- **Directions for this task**
Faithfully return all lines, omitting every embedded picture.
=== Provided material ===
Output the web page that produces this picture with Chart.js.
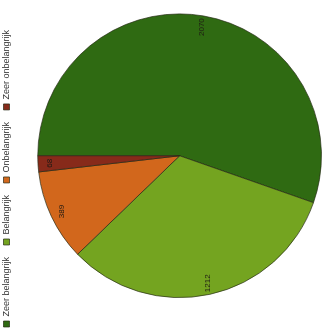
<!DOCTYPE html>
<html>
<head>
<meta charset="utf-8">
<script src="https://cdn.jsdelivr.net/npm/chart.js@4/dist/chart.umd.min.js"></script>
<style>
  html, body { margin: 0; padding: 0; background: #fff; overflow: hidden; }
  body { width: 325px; height: 329px; position: relative; }
  /* the chart is laid out upright, then turned a quarter turn */
  #frame {
    position: absolute; left: -2px; top: 2px;
    width: 329px; height: 325px;
    transform-origin: 50% 50%;
    transform: rotate(-90deg);
  }
  canvas { display: block; }
</style>
</head>
<body>
<div id="frame"><canvas id="c" width="329" height="325"></canvas></div>
<script>
// answers and counts
const categories = ['Zeer belangrijk', 'Belangrijk', 'Onbelangrijk', 'Zeer onbelangrijk'];
const counts = [2070, 1212, 389, 68];
const sliceColors = ['#2f6a12', '#74a420', '#d2671c', '#872a1a'];

// shift the plot area so the pie sits right of and below the legend row
const pieInset = {
  id: 'pieInset',
  afterLayout(chart, args, opts) {
    const a = chart.chartArea;
    a.left += opts.left;
    a.top += opts.top;
    a.width = a.right - a.left;
    a.height = a.bottom - a.top;
  }
};

// value written inside each slice, near the rim
const sliceValues = {
  id: 'sliceValues',
  afterDatasetsDraw(chart) {
    const ctx = chart.ctx;
    const meta = chart.getDatasetMeta(0);
    const data = chart.data.datasets[0].data;
    ctx.save();
    ctx.font = '8px "Liberation Sans", Arial, sans-serif';
    ctx.fillStyle = '#1e1a14';
    ctx.textAlign = 'center';
    ctx.textBaseline = 'middle';
    meta.data.forEach((arc, i) => {
      const p = arc.getProps(['x', 'y', 'startAngle', 'endAngle', 'outerRadius'], true);
      const mid = (p.startAngle + p.endAngle) / 2;
      const r = p.outerRadius * 0.92;
      ctx.fillText(String(data[i]), p.x + Math.cos(mid) * r, p.y + Math.sin(mid) * r);
    });
    ctx.restore();
  }
};

new Chart(document.getElementById('c'), {
  type: 'pie',
  data: {
    labels: categories,
    datasets: [{
      data: counts,
      backgroundColor: sliceColors,
      borderColor: 'rgba(35,40,20,0.85)',
      borderWidth: 0.8,
      hoverOffset: 0
    }]
  },
  options: {
    responsive: false,
    animation: false,
    layout: { padding: { left: -10, top: -10, right: 13.5, bottom: 3 } },
    plugins: {
      pieInset: { left: 31, top: 16.2 },
      tooltip: { enabled: false },
      legend: {
        position: 'top',
        align: 'start',
        labels: {
          boxWidth: 6,
          boxHeight: 6,
          padding: 12,
          color: '#333',
          font: { family: '"Liberation Sans", Arial, sans-serif', size: 9 }
        }
      }
    }
  },
  plugins: [pieInset, sliceValues]
});
</script>
</body>
</html>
===
- **Solution**
Output the web page that produces this picture with Chart.js.
<!DOCTYPE html>
<html>
<head>
<meta charset="utf-8">
<script src="https://cdn.jsdelivr.net/npm/chart.js@4/dist/chart.umd.min.js"></script>
<style>
  html, body { margin: 0; padding: 0; background: #fff; overflow: hidden; }
  body { width: 325px; height: 329px; position: relative; }
  /* the chart is laid out upright, then turned a quarter turn */
  #frame {
    position: absolute; left: -2px; top: 2px;
    width: 329px; height: 325px;
    transform-origin: 50% 50%;
    transform: rotate(-90deg);
  }
  canvas { display: block; }
</style>
</head>
<body>
<div id="frame"><canvas id="c" width="329" height="325"></canvas></div>
<script>
// answers and counts
const categories = ['Zeer belangrijk', 'Belangrijk', 'Onbelangrijk', 'Zeer onbelangrijk'];
const counts = [2070, 1212, 389, 68];
const sliceColors = ['#2f6a12', '#74a420', '#d2671c', '#872a1a'];

// shift the plot area so the pie sits right of and below the legend row
const pieInset = {
  id: 'pieInset',
  afterLayout(chart, args, opts) {
    const a = chart.chartArea;
    a.left += opts.left;
    a.top += opts.top;
    a.width = a.right - a.left;
    a.height = a.bottom - a.top;
  }
};

// value written inside each slice, near the rim
const sliceValues = {
  id: 'sliceValues',
  afterDatasetsDraw(chart) {
    const ctx = chart.ctx;
    const meta = chart.getDatasetMeta(0);
    const data = chart.data.datasets[0].data;
    ctx.save();
    ctx.font = '8px "Liberation Sans", Arial, sans-serif';
    ctx.fillStyle = '#1e1a14';
    ctx.textAlign = 'center';
    ctx.textBaseline = 'middle';
    meta.data.forEach((arc, i) => {
      const p = arc.getProps(['x', 'y', 'startAngle', 'endAngle', 'outerRadius'], true);
      const mid = (p.startAngle + p.endAngle) / 2;
      const r = p.outerRadius * 0.92;
      ctx.fillText(String(data[i]), p.x + Math.cos(mid) * r, p.y + Math.sin(mid) * r);
    });
    ctx.restore();
  }
};

new Chart(document.getElementById('c'), {
  type: 'pie',
  data: {
    labels: categories,
    datasets: [{
      data: counts,
      backgroundColor: sliceColors,
      borderColor: 'rgba(35,40,20,0.85)',
      borderWidth: 0.8,
      hoverOffset: 0
    }]
  },
  options: {
    responsive: false,
    animation: false,
    layout: { padding: { left: -10, top: -10, right: 13.5, bottom: 3 } },
    plugins: {
      pieInset: { left: 31, top: 16.2 },
      tooltip: { enabled: false },
      legend: {
        position: 'top',
        align: 'start',
        labels: {
          boxWidth: 6,
          boxHeight: 6,
          padding: 12,
          color: '#333',
          font: { family: '"Liberation Sans", Arial, sans-serif', size: 9 }
        }
      }
    }
  },
  plugins: [pieInset, sliceValues]
});
</script>
</body>
</html>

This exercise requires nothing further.